Following de Blasio's statements in the wake of the non-indictment of police officer Daniel Pantaleo for the chokehold death of 43-year-old Eric Garner, in which the mayor stood by the Garner family and the protesters demonstrating for justice, the SBA circulated a petition barring de Blasio from attending NYPD funerals. The police union gave its officers the option to block de Blasio from their funerals if they died in the line of duty.
However, the family of slain officer Ramos said de Blasio would be welcomed at the officer's funeral, according to The New York Times. "If he wants to come, we’re not going to throw him out," Ramos' cousin, Ronnie Gonzales, told The Times.

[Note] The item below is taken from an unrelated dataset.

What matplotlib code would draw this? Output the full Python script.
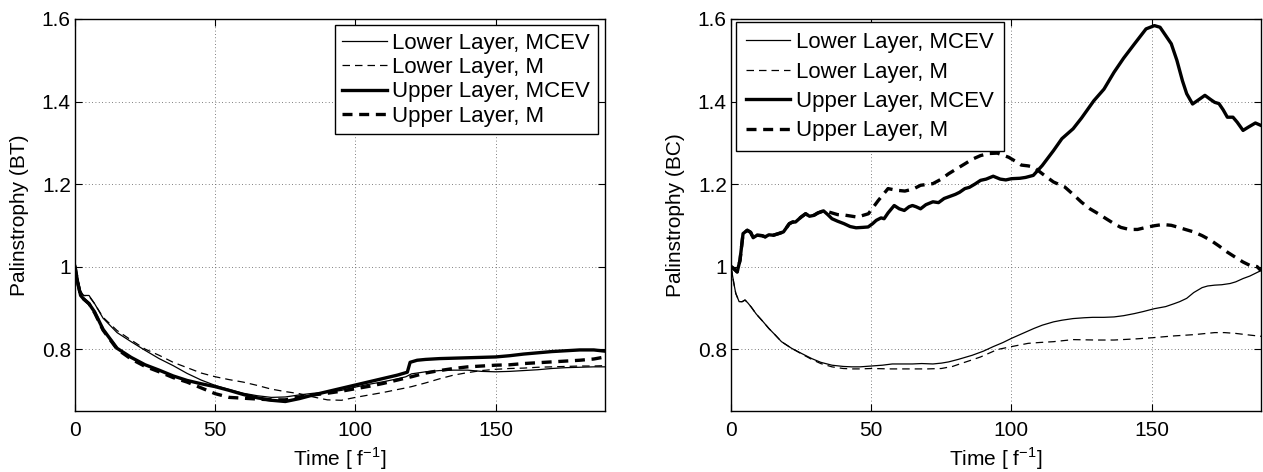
import numpy as np
import matplotlib
matplotlib.use('Agg')
import matplotlib.pyplot as plt

plt.rcParams['font.family'] = ['Liberation Sans', 'DejaVu Sans']
plt.rcParams['font.size'] = 15

# ---- Datos panel izquierdo (BT) ----
t_bt = [0, 1, 2, 3, 5, 7, 10, 15, 20, 25, 30, 35, 40, 45, 50, 55, 60, 65, 70, 75, 80,
        85, 90, 95, 100, 105, 110, 115, 118, 120, 125, 130, 135, 140, 145, 150, 155,
        160, 165, 170, 175, 180, 185, 189]
bt_lower_mcev = [1.0, 0.97, 0.94, 0.93, 0.93, 0.91, 0.875, 0.84, 0.818, 0.797, 0.777,
                 0.76, 0.741, 0.725, 0.712, 0.702, 0.693, 0.687, 0.683, 0.684, 0.689,
                 0.693, 0.695, 0.70, 0.708, 0.715, 0.721, 0.728, 0.733, 0.740, 0.745,
                 0.748, 0.749, 0.749, 0.746, 0.745, 0.746, 0.748, 0.750, 0.753, 0.755,
                 0.756, 0.757, 0.757]
bt_lower_m = [1.0, 0.97, 0.94, 0.93, 0.928, 0.91, 0.877, 0.845, 0.822, 0.80, 0.785,
              0.768, 0.755, 0.742, 0.733, 0.726, 0.72, 0.712, 0.703, 0.697, 0.692,
              0.684, 0.677, 0.676, 0.683, 0.689, 0.695, 0.702, 0.706, 0.709, 0.718,
              0.728, 0.737, 0.743, 0.748, 0.751, 0.753, 0.754, 0.756, 0.757, 0.758,
              0.759, 0.759, 0.760]
bt_upper_m = [1.0, 0.96, 0.93, 0.922, 0.91, 0.888, 0.846, 0.80, 0.776, 0.758, 0.745,
              0.731, 0.72, 0.706, 0.692, 0.683, 0.681, 0.679, 0.677, 0.677, 0.684,
              0.689, 0.693, 0.698, 0.704, 0.71, 0.717, 0.725, 0.73, 0.733, 0.742,
              0.748, 0.753, 0.757, 0.759, 0.761, 0.762, 0.765, 0.767, 0.769, 0.771,
              0.773, 0.776, 0.781]
t_bt_up = [0, 1, 2, 3, 5, 7, 10, 15, 20, 25, 30, 35, 40, 45, 50, 55, 60, 65, 70, 75, 80,
           85, 90, 95, 100, 105, 110, 115, 118.5, 119.5, 122, 125, 130, 135, 140, 145,
           150, 155, 160, 165, 170, 175, 180, 185, 189]
bt_upper_mcev = [1.0, 0.96, 0.93, 0.922, 0.91, 0.89, 0.848, 0.802, 0.78, 0.762, 0.749,
                 0.735, 0.724, 0.716, 0.709, 0.700, 0.690, 0.682, 0.676, 0.673, 0.680,
                 0.689, 0.697, 0.705, 0.713, 0.721, 0.729, 0.737, 0.744, 0.768, 0.773,
                 0.775, 0.777, 0.778, 0.779, 0.780, 0.781, 0.784, 0.788, 0.791, 0.794,
                 0.796, 0.798, 0.798, 0.795]

# ---- Datos panel derecho (BC) ----
t_bc_up = [0, 1, 2.2, 3.2, 4.3, 5.8, 7, 7.9, 9.3, 11, 12.2, 13.5, 15.1, 17, 18.7, 20.8,
           22, 23, 25, 26.6, 28, 29.5, 31, 33, 34.5, 36, 38, 40.3, 42.5, 44.6, 47, 48.9,
           50.5, 51.8, 53.5, 54.6, 56, 58.2, 60, 61.8, 63.5, 64.7, 66, 67.6, 69.5, 72,
           74, 76, 77.6, 80, 81.5, 83.4, 85, 87, 89, 91, 93.5, 96, 98, 100, 103, 105,
           107.8, 111, 115, 118, 122, 125, 129.4, 133, 136.6, 140, 143.8, 148, 151, 153,
           155, 157, 159, 161, 162.5, 164.6, 166.5, 169, 171, 172.5, 174, 175.5, 177,
           179, 180.5, 182.6, 184.5, 187, 189]
bc_upper_mcev = [1.0, 0.995, 0.987, 1.015, 1.08, 1.088, 1.083, 1.07, 1.076, 1.075, 1.072,
                 1.077, 1.076, 1.08, 1.084, 1.104, 1.108, 1.108, 1.12, 1.128, 1.122,
                 1.124, 1.13, 1.135, 1.126, 1.116, 1.11, 1.104, 1.097, 1.094, 1.095,
                 1.096, 1.104, 1.112, 1.118, 1.116, 1.13, 1.148, 1.14, 1.136, 1.145,
                 1.148, 1.145, 1.140, 1.15, 1.157, 1.155, 1.165, 1.169, 1.175, 1.18,
                 1.189, 1.192, 1.2, 1.209, 1.212, 1.219, 1.212, 1.21, 1.213, 1.214,
                 1.216, 1.221, 1.245, 1.281, 1.31, 1.334, 1.36, 1.402, 1.43, 1.471,
                 1.505, 1.539, 1.576, 1.584, 1.58, 1.56, 1.54, 1.50, 1.45, 1.419, 1.394,
                 1.403, 1.415, 1.405, 1.398, 1.395, 1.38, 1.362, 1.362, 1.35, 1.33,
                 1.338, 1.348, 1.342]
t_bc_upm = [0, 1, 2.2, 3.2, 4.3, 5.8, 7, 7.9, 9.3, 11, 12.2, 13.5, 15.1, 17, 18.7, 20.8,
            22, 23, 25, 26.6, 28, 29.5, 31, 33, 35, 38, 40.3, 45, 49, 52.5, 56, 59, 62,
            65, 67.6, 72, 75, 77.6, 80, 83.4, 86, 89, 92, 95, 99, 101.5, 103.5, 106,
            108, 111, 115, 119, 122, 125, 128, 131, 134, 136.6, 139, 142, 145, 148, 151,
            154, 157, 159.6, 162, 165, 168, 171, 174, 177, 180, 182.6, 185, 187.6, 189]
bc_upper_m = [1.0, 0.995, 0.987, 1.015, 1.08, 1.088, 1.083, 1.07, 1.076, 1.075, 1.072,
              1.077, 1.076, 1.08, 1.084, 1.104, 1.108, 1.108, 1.12, 1.128, 1.122, 1.124,
              1.13, 1.135, 1.132, 1.126, 1.125, 1.12, 1.128, 1.16, 1.189, 1.185, 1.183,
              1.188, 1.197, 1.201, 1.212, 1.225, 1.235, 1.249, 1.26, 1.269, 1.274,
              1.275, 1.265, 1.255, 1.246, 1.244, 1.241, 1.225, 1.205, 1.193, 1.175,
              1.156, 1.14, 1.128, 1.115, 1.104, 1.095, 1.09, 1.09, 1.095, 1.099, 1.102,
              1.1, 1.095, 1.09, 1.084, 1.075, 1.064, 1.05, 1.035, 1.022, 1.011, 1.003,
              1.0, 0.99]
t_bc_lo = [0, 1, 1.7, 2.9, 4, 5, 6, 7.2, 9, 11.5, 13.5, 15.8, 18, 21.6, 25, 28.8, 32, 36,
           40, 43, 46, 50, 54, 57.5, 61, 64.7, 68, 72, 75, 77.6, 81, 86, 90, 93.5, 97,
           100, 104, 108, 111, 115, 118, 122, 126, 129, 133, 136.6, 140, 143.8, 147, 151,
           155, 158, 160, 162.5, 165, 168, 170, 172.5, 175, 178, 180, 182.6, 185, 188, 189]
bc_lower_mcev = [1.0, 0.96, 0.935, 0.915, 0.915, 0.919, 0.912, 0.902, 0.885, 0.866,
                 0.85, 0.834, 0.818, 0.802, 0.79, 0.777, 0.768, 0.761, 0.758, 0.757,
                 0.757, 0.759, 0.761, 0.764, 0.764, 0.764, 0.765, 0.764, 0.766, 0.769,
                 0.775, 0.785, 0.795, 0.806, 0.816, 0.826, 0.838, 0.85, 0.858, 0.866,
                 0.870, 0.874, 0.876, 0.877, 0.877, 0.878, 0.881, 0.886, 0.891, 0.898,
                 0.903, 0.910, 0.915, 0.923, 0.937, 0.949, 0.953, 0.955, 0.956, 0.959,
                 0.963, 0.971, 0.977, 0.987, 0.99]
t_bc_lom = [0, 1, 1.7, 2.9, 4, 5, 6, 7.2, 9, 11.5, 13.5, 15.8, 18, 21.6, 25, 28.8, 32, 36,
            40, 43, 46, 50, 57, 64, 70, 75, 79, 82, 86, 89, 92, 95, 100, 106, 110, 115,
            122, 130, 136.6, 145, 151, 158, 165, 172.5, 176, 180, 185, 189]
bc_lower_m = [1.0, 0.96, 0.935, 0.915, 0.915, 0.919, 0.912, 0.902, 0.885, 0.866, 0.85,
              0.834, 0.818, 0.802, 0.789, 0.775, 0.765, 0.757, 0.753, 0.752, 0.752,
              0.753, 0.752, 0.752, 0.752, 0.753, 0.758, 0.765, 0.774, 0.781, 0.79,
              0.799, 0.806, 0.814, 0.816, 0.818, 0.823, 0.822, 0.822, 0.825, 0.828,
              0.832, 0.835, 0.840, 0.840, 0.838, 0.834, 0.831]

labels = ['Lower Layer, MCEV', 'Lower Layer, M', 'Upper Layer, MCEV', 'Upper Layer, M']
yticks = [0.8, 1, 1.2, 1.4, 1.6]
ytick_labels = ['0.8', '1', '1.2', '1.4', '1.6']

fig = plt.figure(figsize=(12.63, 4.72), dpi=100)
ax1 = fig.add_axes([75/1263, 61/472, 530/1263, 392/472])
ax2 = fig.add_axes([731/1263, 61/472, 530/1263, 392/472])


def estilo(ax, ylab):
    ax.set_xlim(0, 189)
    ax.set_ylim(0.65, 1.6)
    ax.set_xticks([0, 50, 100, 150])
    ax.set_yticks(yticks)
    ax.set_yticklabels(ytick_labels)
    ax.grid(True, linestyle=(0, (1, 3)), color='#555555', linewidth=0.6)
    ax.tick_params(direction='in', length=5, width=0.8, top=True, right=True,
                   labelsize=15)
    ax.tick_params(axis='x', pad=7)
    ax.tick_params(axis='y', pad=3)
    for s in ax.spines.values():
        s.set_linewidth(1.0)
    ax.set_xlabel(r'Time [ f$^{\mathregular{-1}}$]', fontsize=15, labelpad=4)
    ax.set_ylabel(ylab, fontsize=15, labelpad=9)


ax1.plot(t_bt, bt_lower_mcev, 'k-', lw=0.9, label=labels[0])
ax1.plot(t_bt, bt_lower_m, 'k', ls=(0, (6, 4)), lw=0.9, label=labels[1])
ax1.plot(t_bt_up, bt_upper_mcev, 'k-', lw=2.4, label=labels[2])
ax1.plot(t_bt, bt_upper_m, 'k', ls=(0, (3, 2)), lw=2.4, label=labels[3])
estilo(ax1, 'Palinstrophy (BT)')
leg1 = ax1.legend(loc='upper right', bbox_to_anchor=(0.987, 0.985), fancybox=False,
                  edgecolor='k', framealpha=1, fontsize=16, handlelength=2.0,
                  handletextpad=0.25, labelspacing=0.15, borderpad=0.35,
                  borderaxespad=0)
leg1.get_frame().set_linewidth(1.0)

ax2.plot(t_bc_lo, bc_lower_mcev, 'k-', lw=0.9, label=labels[0])
ax2.plot(t_bc_lom, bc_lower_m, 'k', ls=(0, (6, 4)), lw=0.9, label=labels[1])
ax2.plot(t_bc_up, bc_upper_mcev, 'k-', lw=2.4, label=labels[2])
ax2.plot(t_bc_upm, bc_upper_m, 'k', ls=(0, (3, 2)), lw=2.4, label=labels[3])
estilo(ax2, 'Palinstrophy (BC)')
leg2 = ax2.legend(loc='upper left', bbox_to_anchor=(0.0094, 0.992), fancybox=False,
                  edgecolor='k', framealpha=1, fontsize=16, handlelength=2.0,
                  handletextpad=0.25, labelspacing=0.38, borderpad=0.45,
                  borderaxespad=0)
leg2.get_frame().set_linewidth(1.0)

plt.savefig('out.png', dpi=100)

Still, the tension between the leader of New York and the city's police force continues to spike, as both the SBA and the Patrolmen's Benevolent Association hurl inciting language at de Blasio. Both Mullins and PBA President Pat Lynch have said that de Blasio has "blood on his hands." In a press conference late on Saturday, Lynch also blamed the #BlackLivesMatter protesters for attempting to "tear down what NYPD officers did every day."
Meanwhile, while speaking on WNYC on Monday, New York Gov. Andrew Cuomo called for a "cooling off period" in America's largest city. “People are angry and agitated right now and there are high emotions," Cuomo said.
The governor added that de Blasio had his full support, and that he wouldn't lay blame on either de Blasio or the New York City police unions.